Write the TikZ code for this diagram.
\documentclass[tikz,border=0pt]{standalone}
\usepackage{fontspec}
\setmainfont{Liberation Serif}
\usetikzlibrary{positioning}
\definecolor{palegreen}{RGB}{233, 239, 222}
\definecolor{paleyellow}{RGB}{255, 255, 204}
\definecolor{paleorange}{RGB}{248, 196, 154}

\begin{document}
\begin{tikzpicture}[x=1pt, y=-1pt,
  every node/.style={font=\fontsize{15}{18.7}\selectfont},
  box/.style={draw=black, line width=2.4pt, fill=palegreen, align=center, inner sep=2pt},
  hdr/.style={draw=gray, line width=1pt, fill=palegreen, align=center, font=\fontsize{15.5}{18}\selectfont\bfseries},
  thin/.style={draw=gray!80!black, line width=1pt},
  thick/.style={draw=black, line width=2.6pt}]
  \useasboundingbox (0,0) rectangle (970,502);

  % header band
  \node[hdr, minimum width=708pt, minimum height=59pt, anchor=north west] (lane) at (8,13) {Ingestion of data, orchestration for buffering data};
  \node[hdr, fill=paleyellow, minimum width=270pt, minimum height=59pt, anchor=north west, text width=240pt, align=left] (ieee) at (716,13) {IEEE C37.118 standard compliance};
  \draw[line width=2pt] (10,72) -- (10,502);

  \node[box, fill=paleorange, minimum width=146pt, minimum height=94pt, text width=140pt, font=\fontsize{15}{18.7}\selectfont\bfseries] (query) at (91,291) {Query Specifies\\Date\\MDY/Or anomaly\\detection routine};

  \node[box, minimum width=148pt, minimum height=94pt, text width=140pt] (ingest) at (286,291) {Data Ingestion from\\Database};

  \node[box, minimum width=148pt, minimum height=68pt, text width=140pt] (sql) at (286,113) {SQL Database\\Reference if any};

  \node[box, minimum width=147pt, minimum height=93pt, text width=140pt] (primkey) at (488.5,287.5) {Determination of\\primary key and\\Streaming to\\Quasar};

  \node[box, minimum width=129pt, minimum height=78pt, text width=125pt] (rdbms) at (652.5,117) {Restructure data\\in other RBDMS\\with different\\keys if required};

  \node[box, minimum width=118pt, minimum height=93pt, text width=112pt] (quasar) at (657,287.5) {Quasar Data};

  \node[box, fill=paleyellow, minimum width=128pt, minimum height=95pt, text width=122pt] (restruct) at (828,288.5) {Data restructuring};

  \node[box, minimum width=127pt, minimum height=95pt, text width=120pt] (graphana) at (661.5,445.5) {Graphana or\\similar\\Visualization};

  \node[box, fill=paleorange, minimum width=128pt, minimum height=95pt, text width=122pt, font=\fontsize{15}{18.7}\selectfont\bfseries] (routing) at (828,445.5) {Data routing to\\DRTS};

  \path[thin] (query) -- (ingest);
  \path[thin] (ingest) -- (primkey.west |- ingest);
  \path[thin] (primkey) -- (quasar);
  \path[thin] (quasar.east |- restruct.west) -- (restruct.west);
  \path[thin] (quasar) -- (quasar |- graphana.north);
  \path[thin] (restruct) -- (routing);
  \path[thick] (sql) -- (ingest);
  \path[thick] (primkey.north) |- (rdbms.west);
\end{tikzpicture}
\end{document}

### Prompt
From the first line of the data above to the line holding "height=95pt, text width=122pt]", reproduce each line exactly; emit no other lines.

### Written solution
Write the TikZ code for this diagram.
\documentclass[tikz,border=0pt]{standalone}
\usepackage{fontspec}
\setmainfont{Liberation Serif}
\usetikzlibrary{positioning}
\definecolor{palegreen}{RGB}{233, 239, 222}
\definecolor{paleyellow}{RGB}{255, 255, 204}
\definecolor{paleorange}{RGB}{248, 196, 154}

\begin{document}
\begin{tikzpicture}[x=1pt, y=-1pt,
  every node/.style={font=\fontsize{15}{18.7}\selectfont},
  box/.style={draw=black, line width=2.4pt, fill=palegreen, align=center, inner sep=2pt},
  hdr/.style={draw=gray, line width=1pt, fill=palegreen, align=center, font=\fontsize{15.5}{18}\selectfont\bfseries},
  thin/.style={draw=gray!80!black, line width=1pt},
  thick/.style={draw=black, line width=2.6pt}]
  \useasboundingbox (0,0) rectangle (970,502);

  % header band
  \node[hdr, minimum width=708pt, minimum height=59pt, anchor=north west] (lane) at (8,13) {Ingestion of data, orchestration for buffering data};
  \node[hdr, fill=paleyellow, minimum width=270pt, minimum height=59pt, anchor=north west, text width=240pt, align=left] (ieee) at (716,13) {IEEE C37.118 standard compliance};
  \draw[line width=2pt] (10,72) -- (10,502);

  \node[box, fill=paleorange, minimum width=146pt, minimum height=94pt, text width=140pt, font=\fontsize{15}{18.7}\selectfont\bfseries] (query) at (91,291) {Query Specifies\\Date\\MDY/Or anomaly\\detection routine};

  \node[box, minimum width=148pt, minimum height=94pt, text width=140pt] (ingest) at (286,291) {Data Ingestion from\\Database};

  \node[box, minimum width=148pt, minimum height=68pt, text width=140pt] (sql) at (286,113) {SQL Database\\Reference if any};

  \node[box, minimum width=147pt, minimum height=93pt, text width=140pt] (primkey) at (488.5,287.5) {Determination of\\primary key and\\Streaming to\\Quasar};

  \node[box, minimum width=129pt, minimum height=78pt, text width=125pt] (rdbms) at (652.5,117) {Restructure data\\in other RBDMS\\with different\\keys if required};

  \node[box, minimum width=118pt, minimum height=93pt, text width=112pt] (quasar) at (657,287.5) {Quasar Data};

  \node[box, fill=paleyellow, minimum width=128pt, minimum height=95pt, text width=122pt] (restruct) at (828,288.5) {Data restructuring};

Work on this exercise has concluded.